Он ответил невозмутимым бодрым голосом.

— Победу всего трудового населения, Вань. Думал, может быть, поэтому и притих.

— Ну уж не потому, что шлепнули. Смеешься надо мной?

— Да чего ж смеюсь? Вань, ты парень смелый, такие люди нам нужны. Хватит по лесам без цели скакать, пора становиться взрослее. Вступай в Красную Армию, займешься наконец по-настоящему тем, о чем ты грезил, — освобождением людей.

— А я не без цели скачу, она есть, товарищ. Вся армейская структура, даже та, что без чинов теперь, противна мне. Да и неохота мне под чужими идеями скакать. Не вступлю.

— Вступай, Ваня, так лучше будет.

— Это ж кому?

— Вань, я тебя знаю больше года, поверь, я желаю только хорошего тебе. Так что лучше будет именно тебе.

— А не вступлю, мне будет хуже?

Гладышев промолчал, лицо его помрачнело.

— Ваня, вступай, я тебя порекомендую.

— Так коль угрозу хотел сказать, то говори. Чего молчишь, говори, не таи.

Он покачал головой.

— Через три дня я еду в город, буду надеяться увидеть тебя здесь, вместе поедем.

Я разозлился, вскочил на коня, объехал кругом Гладышева, он и ухом не повел, выглядел расслабленным, видно, людей его было много рядом.

— Мне твоя красная армия уже осточертела, — сказал я, чуть свесившись с коня, а потом пустил Януса по дороге из деревни. Разговор с Гладышевым не предвещал ничего хорошего.
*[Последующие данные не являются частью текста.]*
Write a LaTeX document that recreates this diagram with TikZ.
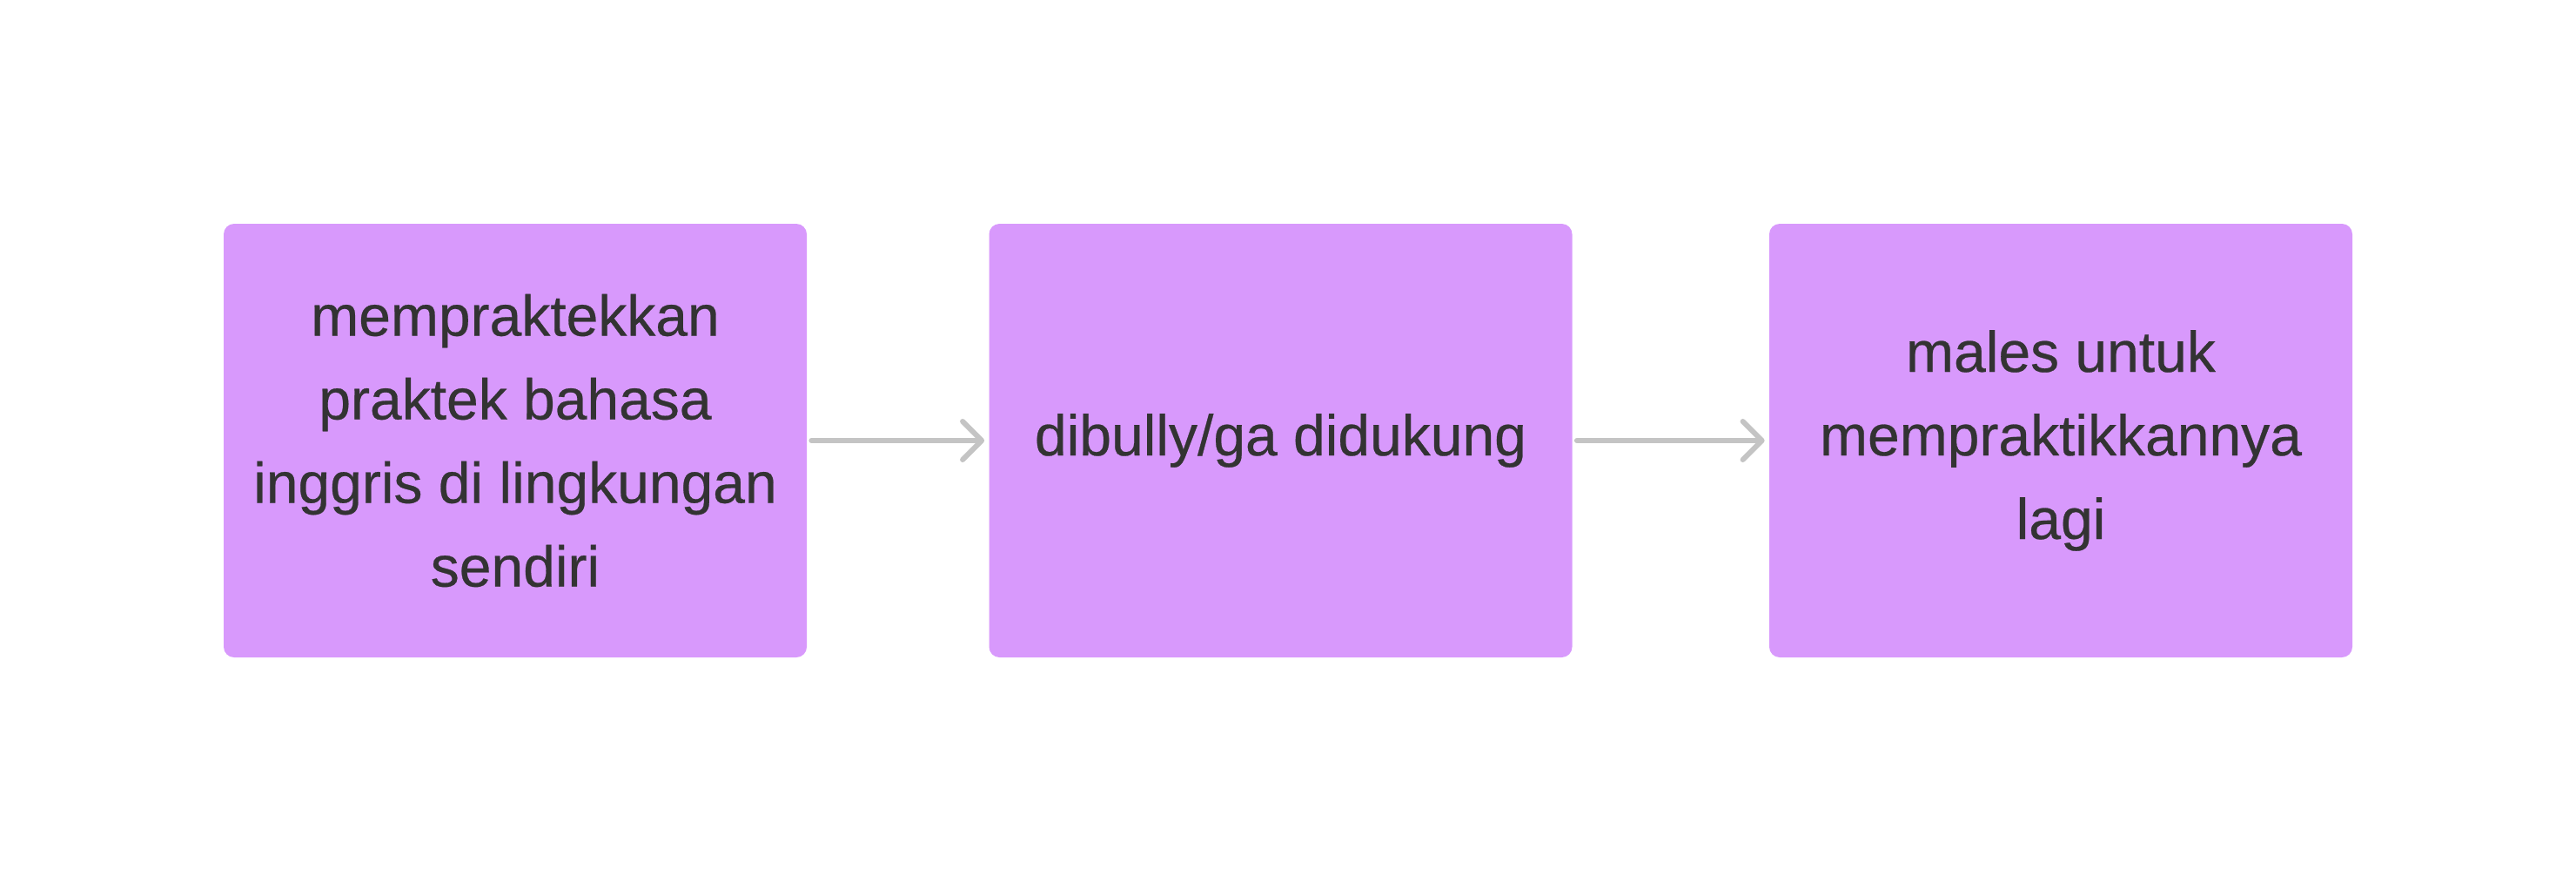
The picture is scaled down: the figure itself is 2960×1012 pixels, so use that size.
\documentclass[tikz,border=0pt]{standalone}
\usepackage{fontspec}
\setmainfont{Liberation Sans}[FakeBold=0.4]
\usetikzlibrary{arrows.meta}
\definecolor{boxfill}{HTML}{D899FC}
\definecolor{txt}{HTML}{333333}
\definecolor{arr}{HTML}{C4C4C4}
\tikzset{
  stepbox/.style={rectangle, fill=boxfill, draw=none, rounded corners=6pt,
    minimum width=335pt, minimum height=249pt, inner sep=0pt,
    align=center, text=txt,
    font=\fontsize{33pt}{48pt}\selectfont},
  conn/.style={draw=arr, line width=3pt, line cap=round,
    -{Straight Barb[length=11pt,width=22pt,round]},
    shorten <=2.5pt, shorten >=2.5pt}
}
\begin{document}
\begin{tikzpicture}[x=0.5pt,y=-0.5pt]
\useasboundingbox (0,0) rectangle (2960,1012);
\fill[white] (0,0) rectangle (2960,1012);
\node[stepbox] (a) at (592,506) {mempraktekkan\\praktek bahasa\\inggris di lingkungan\\sendiri};
\node[stepbox] (b) at (1471.5,506) {dibully/ga didukung};
\node[stepbox] (c) at (2368,506) {males untuk\\mempraktikkannya\\lagi};
\draw[conn] (a) -- (b);
\draw[conn] (b) -- (c);
\end{tikzpicture}
\end{document}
Вскоре я узнал, что из ближайших к городу деревень у крестьян прямо посреди зимы отобрали так называемые излишки зерна для нужд красной армии. Они называли это «реквизицией» и сообщили деревенским жителям, женщинам, старикам да детям, ведь мужчины все воевали там или сям, что это нужно, чтобы укрепить защиту их свободы. Подобное было и при временном правительстве, и даже до начала всех событий, но меня теперь это злило только больше, ведь большевики обещали беречь простой народ. Когда я ездил спрашивать народ в пострадавшую деревню, люд мне рассказал, что взяли терпимый объем, выжить можно, но некоторые жаловались и боялись, что протянуть до урожая будет трудно.